Fixed! I've dropped the whole offset stuff in favor of
explicitly managing the labels, so this kind of thing is now trivial.
--
William <wmo...@masanjin.net>
Reformatted excerpts from William Morgan's message of 2008-05-29:
> What I would really like to get working next is stuff like:
> x = 0
> 1000.times { |i| x += i }
> which will require first inlining Fixnum#times (so method dispatch to
> non-self, but with no instance variable access)

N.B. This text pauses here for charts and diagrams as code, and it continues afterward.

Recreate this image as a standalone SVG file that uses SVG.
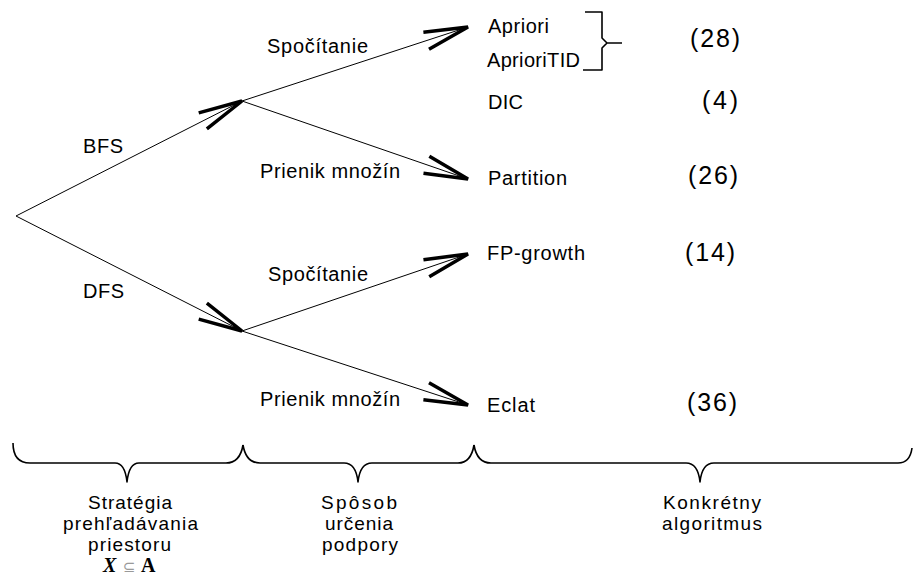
<svg xmlns="http://www.w3.org/2000/svg" width="914" height="584" viewBox="0 0 914 584">
<style>
.bg{fill:#fff}
.t{font-family:"Liberation Sans",Arial,sans-serif;font-size:20px;fill:#000}
.b{font-family:"Liberation Sans",Arial,sans-serif;font-size:19px;fill:#000}
.n{font-family:"Liberation Sans",Arial,sans-serif;font-size:25px;fill:#000}
.ln{stroke:#000;stroke-width:1;fill:none}
.br{stroke:#000;stroke-width:1.6;fill:none;stroke-linejoin:round}
.m{font-family:"Liberation Serif","Times New Roman",serif;font-size:20px;font-weight:bold}
</style>
<defs>
<marker id="ah" viewBox="-50 -12 54 24" refX="0" refY="0" markerWidth="54" markerHeight="24" markerUnits="userSpaceOnUse" orient="auto">
<path d="M-44,-9 L0,0 L-44,9" fill="none" stroke="#000" stroke-width="3.5" stroke-miterlimit="3"/>
</marker>
</defs>
<rect class="bg" x="0" y="0" width="914" height="584"/>
<g id="connectors">
<line class="ln" x1="16" y1="216" x2="242" y2="101" marker-end="url(#ah)"/>
<line class="ln" x1="16" y1="216" x2="242" y2="331" marker-end="url(#ah)"/>
<line class="ln" x1="242" y1="101" x2="468" y2="27" marker-end="url(#ah)"/>
<line class="ln" x1="242" y1="101" x2="468" y2="179" marker-end="url(#ah)"/>
<line class="ln" x1="242" y1="331" x2="468" y2="254" marker-end="url(#ah)"/>
<line class="ln" x1="242" y1="331" x2="468" y2="405" marker-end="url(#ah)"/>
</g>
<g id="edge-labels">
<text class="t" x="83" y="153" textLength="40">BFS</text>
<text class="t" x="83" y="298" textLength="41">DFS</text>
<text class="t" x="267" y="53" textLength="101">Spočítanie</text>
<text class="t" x="260" y="178" textLength="140">Prienik množín</text>
<text class="t" x="268" y="281" textLength="100">Spočítanie</text>
<text class="t" x="260" y="406" textLength="140">Prienik množín</text>
</g>
<g id="apriori"><text class="t" x="488" y="33" textLength="61">Apriori</text></g>
<g id="aprioritid"><text class="t" x="487" y="67" textLength="93">AprioriTID</text></g>
<g id="bracket"><path class="br" d="M585,12 H602 V38 L607,43 L602,48 V70 H583 M607,43 H622"/></g>
<g id="n28"><text class="n" x="690" y="47" textLength="50">(28)</text></g>
<g id="dic"><text class="t" x="488" y="109" textLength="35">DIC</text></g>
<g id="n4"><text class="n" x="702" y="109" textLength="36">(4)</text></g>
<g id="partition"><text class="t" x="488" y="185" textLength="79">Partition</text></g>
<g id="n26"><text class="n" x="688" y="184" textLength="50">(26)</text></g>
<g id="fpgrowth"><text class="t" x="487" y="260" textLength="98">FP-growth</text></g>
<g id="n14"><text class="n" x="685" y="261" textLength="50">(14)</text></g>
<g id="eclat"><text class="t" x="487" y="412" textLength="48">Eclat</text></g>
<g id="n36"><text class="n" x="687" y="411" textLength="50">(36)</text></g>
<g id="braces">
<path class="br" d="M13,443 Q13,463 30,463 H115 Q125,463 127,482 Q129,463 139,463 H226 Q240,463 243,445"/>
<path class="br" d="M243,445 Q246,463 260,463 H344 Q356,463 358,482 Q360,463 372,463 H458 Q471,463 474,445"/>
<path class="br" d="M474,445 Q477,463 491,463 H686 Q698,463 700,482 Q702,463 714,463 H898 Q910,463 912,448"/>
</g>
<g id="label-strategy">
<text class="b" x="88" y="509" textLength="84">Stratégia</text>
<text class="b" x="63" y="530" textLength="135">prehľadávania</text>
<text class="b" x="88" y="551" textLength="83">priestoru</text>
<text x="103" y="572" class="m"><tspan font-style="italic">X</tspan><tspan x="123" fill="#999" font-weight="normal" font-family="DejaVu Sans, sans-serif" font-size="15">⊆</tspan><tspan x="141">A</tspan></text>
</g>
<g id="label-support">
<text class="b" x="321" y="509" textLength="76">Spôsob</text>
<text class="b" x="325" y="530" textLength="68">určenia</text>
<text class="b" x="322" y="551" textLength="76">podpory</text>
</g>
<g id="label-algorithm">
<text class="b" x="663" y="509" textLength="98">Konkrétny</text>
<text class="b" x="662" y="530" textLength="100">algoritmus</text>
</g>
</svg>
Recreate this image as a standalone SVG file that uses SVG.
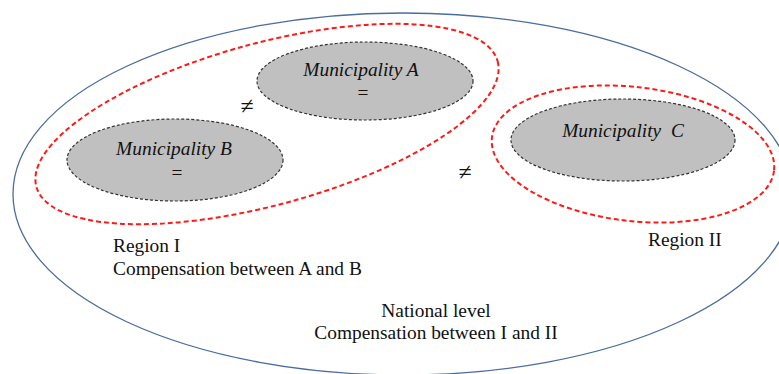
<svg xmlns="http://www.w3.org/2000/svg" width="779" height="374" viewBox="0 0 779 374">
<style>
.outer{fill:none;stroke:#4a6d9c;stroke-width:1.3}
.region{fill:none;stroke:#ff1a1a;stroke-width:2;stroke-dasharray:5 3}
.muni{fill:#c0c0c0;stroke:#333;stroke-width:1.2;stroke-dasharray:3 2}
text{font-size:19.4px;fill:#111}
.i{font-style:italic}
.m{text-anchor:middle}
.ne{font-size:24px}
</style>
<rect width="779" height="374" fill="#fff"/>
<g id="national">
<ellipse class="outer" cx="403" cy="194" rx="390" ry="181"/>
<g font-family="Liberation Serif, Times New Roman, DejaVu Serif, serif">
<text class="m" x="436" y="317">National level</text>
<text class="m" x="436" y="339">Compensation between I and II</text>
</g>
</g>
<g id="region-1" font-family="Liberation Serif, Times New Roman, DejaVu Serif, serif">
<ellipse class="region" cx="267" cy="124" rx="239" ry="81" transform="rotate(-15.2 267 124)"/>
<text x="113" y="252">Region I</text>
<text x="113" y="275">Compensation between A and B</text>
</g>
<g id="region-2" font-family="Liberation Serif, Times New Roman, DejaVu Serif, serif">
<ellipse class="region" cx="633" cy="154" rx="142" ry="67" transform="rotate(6.7 633 154)"/>
<text x="648" y="246">Region II</text>
</g>
<g id="municipality-a" font-family="Liberation Serif, Times New Roman, DejaVu Serif, serif">
<ellipse class="muni" cx="365" cy="81" rx="108" ry="39"/>
<text class="i m" x="361" y="76">Municipality A</text>
<text class="m" x="363" y="99">=</text>
</g>
<g id="municipality-b" font-family="Liberation Serif, Times New Roman, DejaVu Serif, serif">
<ellipse class="muni" cx="175" cy="160" rx="108" ry="41"/>
<text class="i m" x="174" y="155">Municipality B</text>
<text class="m" x="177" y="179">=</text>
</g>
<g id="municipality-c" font-family="Liberation Serif, Times New Roman, DejaVu Serif, serif">
<ellipse class="muni" cx="623" cy="140" rx="112" ry="41"/>
<text class="i m" x="623" y="137" xml:space="preserve">Municipality  C</text>
</g>
<g id="connectors" font-family="Liberation Serif, Times New Roman, DejaVu Serif, serif">
<text class="m ne" x="247" y="114">≠</text>
<text class="m ne" x="465" y="180">≠</text>
</g>
</svg>
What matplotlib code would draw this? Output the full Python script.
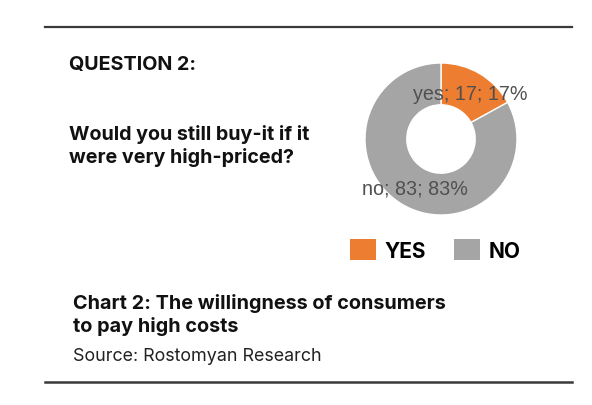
import matplotlib
matplotlib.use("Agg")
import matplotlib.pyplot as plt
from matplotlib.patches import Patch
import numpy as np

# survey answers
answers = ["yes", "no"]
counts = [17, 83]
legend_labels = ["YES", "NO"]
colors = ["#ED7D31", "#A5A5A5"]

W, H = 592, 406
fig = plt.figure(figsize=(W / 100, H / 100), dpi=100)
fig.patch.set_facecolor("white")


def px(x, y):
    return x / W, 1 - y / H


# rules top and bottom
line_ax = fig.add_axes([0, 0, 1, 1])
line_ax.set_xlim(0, W)
line_ax.set_ylim(H, 0)
line_ax.axis("off")
line_ax.plot([45, 572], [27.5, 27.5], color="#3a3a3a", lw=1.6)
line_ax.plot([45, 572], [383, 383], color="#3a3a3a", lw=1.8)

font = "Inter"
fig.text(*px(69, 70), "QUESTION 2:", fontsize=14.2, fontweight="bold",
         family=font, va="baseline", ha="left", color="#111111")
fig.text(*px(69, 140), "Would you still buy-it if it", fontsize=14.2,
         fontweight="bold", family=font, va="baseline", color="#111111")
fig.text(*px(69, 163), "were very high-priced?", fontsize=14.2,
         fontweight="bold", family=font, va="baseline", color="#111111")

fig.text(*px(73, 309), "Chart 2: The willingness of consumers", fontsize=14.3,
         fontweight="bold", family=font, va="baseline", color="#111111")
fig.text(*px(73, 332), "to pay high costs", fontsize=14.3,
         fontweight="bold", family=font, va="baseline", color="#111111")
fig.text(*px(73, 361), "Source: Rostomyan Research", fontsize=12.9,
         family=font, va="baseline", color="#222222")

# donut
cx, cy, r = 441, 140, 76
ax = fig.add_axes([(cx - r) / W, 1 - (cy + r) / H, 2 * r / W, 2 * r / H])
wedges, _ = ax.pie(counts, colors=colors, startangle=90, counterclock=False,
                   radius=1, wedgeprops=dict(width=0.55, edgecolor="white", linewidth=1))
ax.set_xlim(-1, 1)
ax.set_ylim(-1, 1)
ax.set_aspect("equal")
total = sum(counts)
for w, name, c in zip(wedges, answers, counts):
    ang = np.deg2rad((w.theta1 + w.theta2) / 2)
    ax.text(0.72 * np.cos(ang) + 0.02, 0.72 * np.sin(ang) - 0.02,
            f"{name}; {c}; {round(100 * c / total)}%",
            ha="center", va="center", fontsize=14.2, family="Liberation Sans",
            color="#505050")

handles = [Patch(facecolor=c, edgecolor="none") for c in colors]
fig.legend(handles, legend_labels, loc="center", bbox_to_anchor=px(435, 251),
           ncol=2, frameon=False, handlelength=1.25, handleheight=1.15,
           handletextpad=0.4, columnspacing=1.35,
           prop=dict(family=font, weight="bold", size=15))

fig.savefig("out.png", dpi=100, facecolor="white")
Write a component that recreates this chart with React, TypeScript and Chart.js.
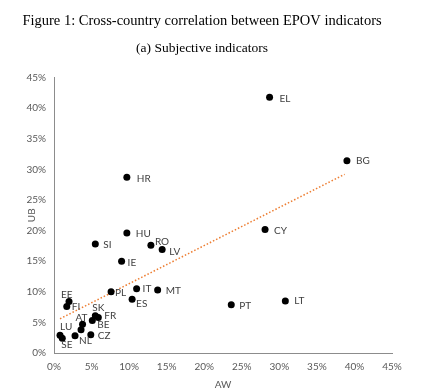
import React, { useEffect, useRef } from "react";
import { Chart, registerables } from "chart.js";

Chart.register(...registerables);

const TITLE = "Figure 1: Cross-country correlation between EPOV indicators";
const SUBTITLE = "(a) Subjective indicators";
const X_TITLE = "AW";
const Y_TITLE = "UB";

// Country codes ("" = unlabelled point)
const countries = ["EL", "BG", "CY", "HR", "HU", "SI", "RO", "LV", "IE", "IT", "MT", "PL", "ES", "EE", "FI", "SK", "FR", "BE", "AT", "", "NL", "CZ", "LU", "SE", "PT", "LT"];
// AW (%) values
const awValues = [28.7, 39.0, 28.1, 9.7, 9.7, 5.5, 12.9, 14.4, 9.0, 11.0, 13.8, 7.6, 10.4, 2.0, 1.7, 5.5, 5.9, 5.1, 3.8, 3.6, 2.8, 4.9, 0.8, 1.1, 23.6, 30.8];
// UB (%) values
const ubValues = [41.8, 31.4, 20.2, 28.7, 19.6, 17.8, 17.6, 16.9, 15.0, 10.5, 10.3, 10.0, 8.8, 8.4, 7.6, 6.1, 5.8, 5.3, 4.7, 3.8, 2.8, 3.0, 2.9, 2.4, 7.9, 8.5];

// Linear trend line end points
const trendX = [0.8, 38.7];
const trendY = [5.6, 29.2];

const xTicks = [0, 5, 10, 15, 20, 25, 30, 35, 40, 45];
const yTicks = [0, 5, 10, 15, 20, 25, 30, 35, 40, 45];

// Label placement relative to its point (style, px)
const labelOffsets: Record<string, [number, number]> = {
  EL: [10, 2], BG: [9, 0], CY: [9, 1], HR: [10, 1], HU: [9, 1], SI: [8, 1],
  RO: [4, -4], LV: [7, 2], IE: [6, 2], IT: [6, 0], MT: [8, 1], PL: [4, 1],
  ES: [4, 5], EE: [-8, -7], FI: [5, 0], SK: [-3, -8], FR: [6, -2], BE: [5, 4],
  AT: [-7, -6], NL: [4, 5], CZ: [7, 1], LU: [0, -8], SE: [-1, 6], PT: [8, 1], LT: [9, 0],
};

const TICK_FONT = { family: "Lato, 'Open Sans', sans-serif", size: 10 };
const GREY = "#595959";

const pointLabels = {
  id: "pointLabels",
  afterDatasetsDraw(chart: any) {
    const meta = chart.getDatasetMeta(0);
    const ctx = chart.ctx;
    ctx.save();
    ctx.font = "10px Lato, 'Open Sans', sans-serif";
    ctx.fillStyle = "#404040";
    ctx.textAlign = "left";
    ctx.textBaseline = "middle";
    meta.data.forEach((el: any, i: number) => {
      const name = countries[i];
      if (!name) return;
      const [dx, dy] = labelOffsets[name] || [8, 0];
      ctx.fillText(name, el.x + dx, el.y + dy);
    });
    ctx.restore();
  },
};

export default function App() {
  const ref = useRef<HTMLCanvasElement | null>(null);

  useEffect(() => {
    if (!ref.current) return;
    const points = awValues.map((x, i) => ({ x, y: ubValues[i] }));
    const trend = trendX.map((x, i) => ({ x, y: trendY[i] }));
    const chart = new Chart(ref.current, {
      type: "scatter",
      data: {
        datasets: [
          {
            data: points,
            backgroundColor: "#000000",
            borderColor: "#000000",
            pointRadius: 3.5,
            pointBorderWidth: 0,
          },
          {
            data: trend,
            showLine: true,
            borderColor: "#ED7D31",
            borderWidth: 1.5,
            borderDash: [1.5, 2],
            pointRadius: 0,
            fill: false,
          },
        ],
      },
      options: {
        animation: false,
        responsive: false,
        devicePixelRatio: 1,
        layout: { padding: { left: 0, right: 28, top: 0, bottom: 0 } },
        plugins: {
          legend: { display: false },
          tooltip: { enabled: false },
          title: {
            display: true,
            text: TITLE,
            color: "#000",
            font: { family: "'Liberation Serif', 'DejaVu Serif', serif", size: 14.5, weight: "normal" },
            padding: { top: 12, bottom: 7 },
          },
          subtitle: {
            display: true,
            text: SUBTITLE,
            color: "#000",
            font: { family: "'Liberation Serif', 'DejaVu Serif', serif", size: 13.5, weight: "normal" },
            padding: { top: 4, bottom: 21 },
          },
        },
        scales: {
          x: {
            type: "linear",
            min: xTicks[0],
            max: xTicks[xTicks.length - 1],
            afterBuildTicks: (s: any) => { s.ticks = xTicks.map((v) => ({ value: v })); },
            ticks: { callback: (v: any) => v + "%", color: GREY, font: TICK_FONT, padding: 8, maxRotation: 0 },
            grid: { display: false, drawTicks: false },
            border: { display: true, color: "#8c8c8c", width: 1 },
            title: { display: true, text: X_TITLE, color: GREY, font: TICK_FONT, padding: { top: 0, bottom: 1 } },
            afterFit: (s: any) => { s.height = 39; },
          },
          y: {
            type: "linear",
            min: yTicks[0],
            max: yTicks[yTicks.length - 1],
            afterBuildTicks: (s: any) => { s.ticks = yTicks.map((v) => ({ value: v })); },
            ticks: { callback: (v: any) => v + "%", color: GREY, font: TICK_FONT, padding: 8 },
            grid: { display: false, drawTicks: false },
            border: { display: true, color: "#8c8c8c", width: 1 },
            title: { display: true, text: Y_TITLE, color: GREY, font: TICK_FONT, padding: { top: 26, bottom: 0 } },
            afterFit: (s: any) => { s.width = 54; },
          },
          y2: {
            type: "linear",
            position: "right",
            display: true,
            ticks: { display: false },
            grid: { display: false, drawTicks: false },
            border: { display: false },
            afterFit: (s: any) => { s.width = 12; },
          },
        },
      },
      plugins: [pointLabels],
    } as any);
    return () => chart.destroy();
  }, []);

  return (
    <div style={{ position: "fixed", left: 0, top: 0, width: 432, height: 392, background: "#fff" }}>
      <canvas ref={ref} width={432} height={392} style={{ width: 432, height: 392, display: "block" }} />
    </div>
  );
}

I just realized that 1000.times is another type of easy dispatch (and
probably one that's specific to Ruby)---dispatch to a literal. Push_self
calls will have to be rewritten, but no guarding against type changes is
required because the class is fixed, and literals can't have
metaclasses.
--
William <wmo...@masanjin.net>
See branch inline on git://masanjin.net/rubinius for what's to be
merged. There are a couple minor changes to kernel classes, and a big
blob of inlining code.
Known issues:
- DelegatedMethods unsupported. If you know how to get the bytecodes
out of one, then you win.
- The resulting CM just reports line 0 for everything. I could clean
that up, but there's currently only one file per method, so
backtraces are going to be wrong anyways if the methods are in
different files.
- Backtraces are going to be wrong anyways because the two methods are
merged into one.
There will probably be some fairly major refactoring once I start making
inliners to handle other types of method dispatch.